Wednesday, November 26, 2008
Saturday, November 22, 2008
Friday, November 21, 2008
Friday, November 14, 2008
I have known for quite some time that one of the most impossible things in the world to find is a great cocktail dress, especially when you need it. I always tell myself that I'm going to "keep my eye open" throughout the year and then that way I won't have to sift through decimated clothes racks looking for the 1/2 price dress that will change my life. Alas, another holiday season is approaching and I have yet to secure my "spanks not required", body altering dress that is perfect for every occasion. Well, the good news is, I'm pretty sure I'm going to look better than Bjork. Oh Bjork, you really know how to make a girl feel better!

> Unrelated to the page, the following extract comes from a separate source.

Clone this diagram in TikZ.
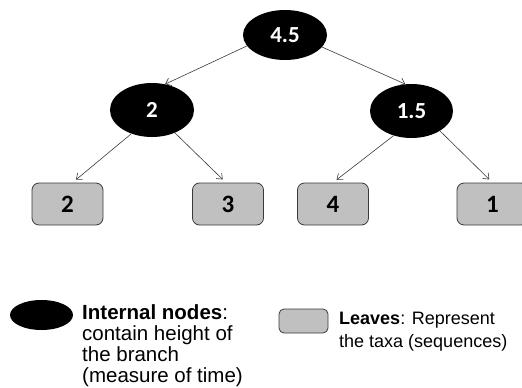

Thursday, November 13, 2008
Wednesday, November 12, 2008
I know that Sears is famous for their Christmas Wish Book but amazon.ca has become my little trove of treasures. My Wish List on amazon.ca has accumulated quite the titles over the last year and its newest addition if French Cooking in 10 Minutes. This little gem was written in 1930 and it has an undeniable charm. The book is filled with humour and wit and the common sense approach to life that is really refreshing to read. He advises you to cook soufflé potatoes only for your closest friends: in all likelihood, "either you will spoil the potatoes or you will spend your evening apologising for neglecting your guests". The author Edouard de Pomiane writes in an almost extinct verbal way, the way your Grandmother would teach you. Here is a sample from his book La Cuisine en Dix Minutes ou l'Adaptation au Rhythme moderne
Buy a dozen snails from a concientious tradesman, that is to say, a man who will use good butter for stuffing his snails. Arrange the twelve snails on a large fireproof dish. It is not as easy as it sounds. The opening of the shell must face upwards. Otherwise as soon as the butter melts it runs out of the shell and the snail becomes dry and tough. When you have arranged the shells properly, pour a little water into the dish. Put the dish on the fire for three or four minutes, just long enough to warm it. Then put it under the grill. In five to six minutes the butter has melted and the snails are hot. Eat them as long as they burn your fingers.